SIL Open Font License

SIL Open Font License
Author SIL International
Latest version 1.1
Published November 2005
DFSG compatible Yes[1]
FSF approved Yes[2]
OSI approved Yes[3]
Copyleft Yes[2]

The SIL Open Font License (or OFL in short) is a free and open source license designed for fonts by SIL International for use with many of their Unicode fonts, including Gentium Plus, Charis SIL, and Andika.[4] The Open Font License was first released in November 2005, six months after the GPL Font exception was released.

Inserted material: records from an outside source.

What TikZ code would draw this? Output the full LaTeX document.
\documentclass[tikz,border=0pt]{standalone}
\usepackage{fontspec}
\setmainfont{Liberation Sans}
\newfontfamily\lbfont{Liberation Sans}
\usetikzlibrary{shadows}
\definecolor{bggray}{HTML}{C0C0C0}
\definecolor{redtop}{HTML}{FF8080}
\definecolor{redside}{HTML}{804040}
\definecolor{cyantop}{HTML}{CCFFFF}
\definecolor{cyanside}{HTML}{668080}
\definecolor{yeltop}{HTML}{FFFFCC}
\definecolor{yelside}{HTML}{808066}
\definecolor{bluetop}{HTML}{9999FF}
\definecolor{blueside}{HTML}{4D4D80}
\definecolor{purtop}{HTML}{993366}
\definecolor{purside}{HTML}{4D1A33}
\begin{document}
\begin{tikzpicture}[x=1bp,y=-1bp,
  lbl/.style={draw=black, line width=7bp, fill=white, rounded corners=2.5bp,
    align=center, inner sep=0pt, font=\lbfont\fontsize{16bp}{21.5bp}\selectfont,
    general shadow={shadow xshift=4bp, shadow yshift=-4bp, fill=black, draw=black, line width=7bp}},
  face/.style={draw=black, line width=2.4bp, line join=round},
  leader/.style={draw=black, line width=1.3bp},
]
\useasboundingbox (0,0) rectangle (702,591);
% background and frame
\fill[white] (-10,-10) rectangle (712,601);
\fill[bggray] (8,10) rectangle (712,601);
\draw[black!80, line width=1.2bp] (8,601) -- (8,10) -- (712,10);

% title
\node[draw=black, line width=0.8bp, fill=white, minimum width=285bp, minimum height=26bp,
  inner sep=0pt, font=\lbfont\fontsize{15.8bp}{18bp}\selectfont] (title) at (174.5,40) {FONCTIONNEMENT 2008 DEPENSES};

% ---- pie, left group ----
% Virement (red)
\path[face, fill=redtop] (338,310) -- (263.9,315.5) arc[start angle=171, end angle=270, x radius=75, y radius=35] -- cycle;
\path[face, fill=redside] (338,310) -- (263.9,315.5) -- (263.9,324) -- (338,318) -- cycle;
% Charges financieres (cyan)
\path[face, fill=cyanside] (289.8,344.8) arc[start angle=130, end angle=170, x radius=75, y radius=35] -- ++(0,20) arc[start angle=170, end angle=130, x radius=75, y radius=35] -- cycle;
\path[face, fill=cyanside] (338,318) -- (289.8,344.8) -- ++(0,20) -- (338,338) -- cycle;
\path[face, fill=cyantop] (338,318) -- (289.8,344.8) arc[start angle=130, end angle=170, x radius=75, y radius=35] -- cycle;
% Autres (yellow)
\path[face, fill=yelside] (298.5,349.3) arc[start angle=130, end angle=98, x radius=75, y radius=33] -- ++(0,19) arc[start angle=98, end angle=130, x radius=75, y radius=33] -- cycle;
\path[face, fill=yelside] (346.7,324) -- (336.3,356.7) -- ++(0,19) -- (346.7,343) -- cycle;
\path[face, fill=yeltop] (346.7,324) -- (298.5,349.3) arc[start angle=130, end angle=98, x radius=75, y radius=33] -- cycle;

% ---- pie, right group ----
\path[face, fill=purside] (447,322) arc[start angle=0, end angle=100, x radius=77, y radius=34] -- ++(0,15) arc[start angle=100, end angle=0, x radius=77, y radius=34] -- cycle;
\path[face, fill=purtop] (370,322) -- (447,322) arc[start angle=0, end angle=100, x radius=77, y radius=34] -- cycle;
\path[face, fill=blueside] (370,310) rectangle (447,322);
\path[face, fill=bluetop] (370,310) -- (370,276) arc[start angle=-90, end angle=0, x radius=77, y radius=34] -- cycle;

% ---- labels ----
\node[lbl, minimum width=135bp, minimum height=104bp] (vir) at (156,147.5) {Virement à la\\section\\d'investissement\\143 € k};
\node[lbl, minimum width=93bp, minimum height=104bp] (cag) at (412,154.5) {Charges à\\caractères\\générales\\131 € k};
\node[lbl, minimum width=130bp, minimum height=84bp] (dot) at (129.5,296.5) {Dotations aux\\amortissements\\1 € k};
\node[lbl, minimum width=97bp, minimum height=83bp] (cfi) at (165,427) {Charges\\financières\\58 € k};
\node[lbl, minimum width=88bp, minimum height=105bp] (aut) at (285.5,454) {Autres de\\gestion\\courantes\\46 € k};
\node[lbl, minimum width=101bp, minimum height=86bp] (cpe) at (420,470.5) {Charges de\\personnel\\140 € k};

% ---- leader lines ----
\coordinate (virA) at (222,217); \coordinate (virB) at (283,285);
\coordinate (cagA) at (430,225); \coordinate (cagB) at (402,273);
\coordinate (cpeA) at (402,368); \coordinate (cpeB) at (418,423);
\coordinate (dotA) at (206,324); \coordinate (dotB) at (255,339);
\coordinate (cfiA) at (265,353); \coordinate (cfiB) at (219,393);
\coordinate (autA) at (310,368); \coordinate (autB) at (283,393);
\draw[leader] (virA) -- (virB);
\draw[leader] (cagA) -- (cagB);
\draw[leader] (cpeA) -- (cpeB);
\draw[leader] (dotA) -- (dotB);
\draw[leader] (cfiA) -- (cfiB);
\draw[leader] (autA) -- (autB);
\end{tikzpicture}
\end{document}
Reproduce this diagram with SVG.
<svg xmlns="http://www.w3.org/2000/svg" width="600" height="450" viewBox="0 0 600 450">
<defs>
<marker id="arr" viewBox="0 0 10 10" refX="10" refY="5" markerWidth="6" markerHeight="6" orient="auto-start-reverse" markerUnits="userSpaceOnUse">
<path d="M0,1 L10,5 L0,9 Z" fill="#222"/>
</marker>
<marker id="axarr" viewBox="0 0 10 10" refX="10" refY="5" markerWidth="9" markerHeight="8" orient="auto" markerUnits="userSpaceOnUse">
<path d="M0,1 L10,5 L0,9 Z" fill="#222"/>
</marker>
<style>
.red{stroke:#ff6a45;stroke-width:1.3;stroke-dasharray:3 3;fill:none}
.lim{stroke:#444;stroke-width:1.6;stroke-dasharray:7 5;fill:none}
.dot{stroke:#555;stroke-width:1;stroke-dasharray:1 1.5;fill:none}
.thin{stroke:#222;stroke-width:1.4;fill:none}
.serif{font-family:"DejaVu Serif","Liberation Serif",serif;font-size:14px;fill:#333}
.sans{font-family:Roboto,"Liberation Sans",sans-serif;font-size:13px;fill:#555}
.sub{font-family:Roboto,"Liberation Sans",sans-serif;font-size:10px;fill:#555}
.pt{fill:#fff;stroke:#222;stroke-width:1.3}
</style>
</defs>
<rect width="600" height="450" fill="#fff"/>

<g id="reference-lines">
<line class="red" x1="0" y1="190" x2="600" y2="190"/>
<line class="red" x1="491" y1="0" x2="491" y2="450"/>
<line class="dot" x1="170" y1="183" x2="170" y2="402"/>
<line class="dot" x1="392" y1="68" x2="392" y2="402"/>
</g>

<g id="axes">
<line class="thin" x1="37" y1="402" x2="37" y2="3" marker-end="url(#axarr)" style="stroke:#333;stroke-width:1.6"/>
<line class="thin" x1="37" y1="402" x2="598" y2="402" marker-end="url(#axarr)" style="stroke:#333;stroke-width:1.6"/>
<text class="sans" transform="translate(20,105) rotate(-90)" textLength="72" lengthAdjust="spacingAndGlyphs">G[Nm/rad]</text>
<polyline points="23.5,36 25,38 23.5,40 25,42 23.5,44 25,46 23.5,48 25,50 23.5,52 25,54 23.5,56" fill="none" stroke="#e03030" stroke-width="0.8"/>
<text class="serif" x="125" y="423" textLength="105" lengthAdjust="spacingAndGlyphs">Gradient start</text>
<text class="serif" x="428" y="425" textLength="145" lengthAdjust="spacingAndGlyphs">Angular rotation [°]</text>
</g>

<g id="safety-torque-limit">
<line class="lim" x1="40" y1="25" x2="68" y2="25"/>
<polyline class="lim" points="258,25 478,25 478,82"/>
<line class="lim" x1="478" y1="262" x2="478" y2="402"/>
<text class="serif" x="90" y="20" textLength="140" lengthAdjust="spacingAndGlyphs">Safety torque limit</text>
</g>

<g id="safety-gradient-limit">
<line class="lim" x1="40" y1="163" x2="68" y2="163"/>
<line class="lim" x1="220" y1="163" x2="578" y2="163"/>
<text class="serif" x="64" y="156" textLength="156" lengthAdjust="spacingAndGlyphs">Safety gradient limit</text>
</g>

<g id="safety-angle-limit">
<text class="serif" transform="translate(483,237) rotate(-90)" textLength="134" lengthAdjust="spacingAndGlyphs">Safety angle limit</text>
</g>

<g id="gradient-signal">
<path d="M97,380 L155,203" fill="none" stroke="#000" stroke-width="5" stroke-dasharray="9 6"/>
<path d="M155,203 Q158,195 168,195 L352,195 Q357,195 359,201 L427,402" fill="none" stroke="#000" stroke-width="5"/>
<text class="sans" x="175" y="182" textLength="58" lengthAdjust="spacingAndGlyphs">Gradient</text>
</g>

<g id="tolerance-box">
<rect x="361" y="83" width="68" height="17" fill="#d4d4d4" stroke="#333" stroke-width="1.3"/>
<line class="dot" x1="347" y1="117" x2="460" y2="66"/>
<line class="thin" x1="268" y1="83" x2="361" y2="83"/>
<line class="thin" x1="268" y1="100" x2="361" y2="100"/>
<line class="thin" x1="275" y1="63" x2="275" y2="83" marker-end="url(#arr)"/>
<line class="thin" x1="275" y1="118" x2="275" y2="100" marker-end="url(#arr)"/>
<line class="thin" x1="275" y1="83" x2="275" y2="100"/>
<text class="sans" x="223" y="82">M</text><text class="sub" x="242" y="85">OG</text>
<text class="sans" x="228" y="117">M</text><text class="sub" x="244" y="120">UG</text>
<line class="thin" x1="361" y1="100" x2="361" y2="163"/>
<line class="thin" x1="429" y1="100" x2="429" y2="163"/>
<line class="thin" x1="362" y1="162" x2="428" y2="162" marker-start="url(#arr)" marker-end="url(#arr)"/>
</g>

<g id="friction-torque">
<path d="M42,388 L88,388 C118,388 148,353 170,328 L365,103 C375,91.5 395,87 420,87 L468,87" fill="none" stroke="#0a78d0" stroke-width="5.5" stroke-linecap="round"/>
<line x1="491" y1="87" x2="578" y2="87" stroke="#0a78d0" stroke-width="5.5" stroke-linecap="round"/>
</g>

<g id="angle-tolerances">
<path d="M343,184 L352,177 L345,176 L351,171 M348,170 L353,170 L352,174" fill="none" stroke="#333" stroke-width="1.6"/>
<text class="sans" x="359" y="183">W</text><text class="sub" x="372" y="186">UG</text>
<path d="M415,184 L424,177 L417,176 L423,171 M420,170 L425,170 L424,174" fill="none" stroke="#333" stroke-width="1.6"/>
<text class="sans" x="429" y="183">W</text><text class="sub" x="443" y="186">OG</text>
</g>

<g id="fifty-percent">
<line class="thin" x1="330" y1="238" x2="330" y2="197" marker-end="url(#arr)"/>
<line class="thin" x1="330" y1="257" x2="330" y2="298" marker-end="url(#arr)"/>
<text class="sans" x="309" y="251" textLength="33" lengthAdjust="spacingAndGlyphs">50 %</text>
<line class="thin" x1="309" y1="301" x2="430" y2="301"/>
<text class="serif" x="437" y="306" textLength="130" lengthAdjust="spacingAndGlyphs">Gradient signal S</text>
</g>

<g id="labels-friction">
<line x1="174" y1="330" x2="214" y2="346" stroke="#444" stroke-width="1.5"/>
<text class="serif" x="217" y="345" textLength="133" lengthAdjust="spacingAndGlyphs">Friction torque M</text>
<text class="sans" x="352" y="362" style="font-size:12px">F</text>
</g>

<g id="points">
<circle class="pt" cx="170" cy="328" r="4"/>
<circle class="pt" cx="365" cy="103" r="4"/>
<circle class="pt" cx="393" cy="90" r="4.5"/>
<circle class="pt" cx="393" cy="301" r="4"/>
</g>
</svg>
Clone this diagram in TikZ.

The license is considered free by the Free Software Foundation, which states that a simple hello world program is enough to satisfy the license's requirement that fonts using the license be distributed with computer software when selling them.[2] The Debian project agrees.[1]

Terms

The Open Font License is a free software license, and as such permits the fonts to be used, modified, and distributed freely (so long as the resulting fonts remain under the Open Font License). However, the copyright holder may declare the font's name as being a "Reserved Font Name", which modified versions then cannot bear (this includes subsetting for web fonts). The License permits covered fonts to be freely embedded in documents under any terms, but it requires that fonts be packaged with software if they are sold. Open-source fonts are a popular choice among designers. Most open-source fonts utilize the Open Font License (or OFL) by SIL international. The only stipulation is that anyone cannot charge others to use them.

Intention

The intent is to keep people from making money by simply redistributing the fonts. The only people who ought to profit directly from the fonts should be the original authors, and those authors have kindly given up potential direct income to distribute their fonts under the OFL.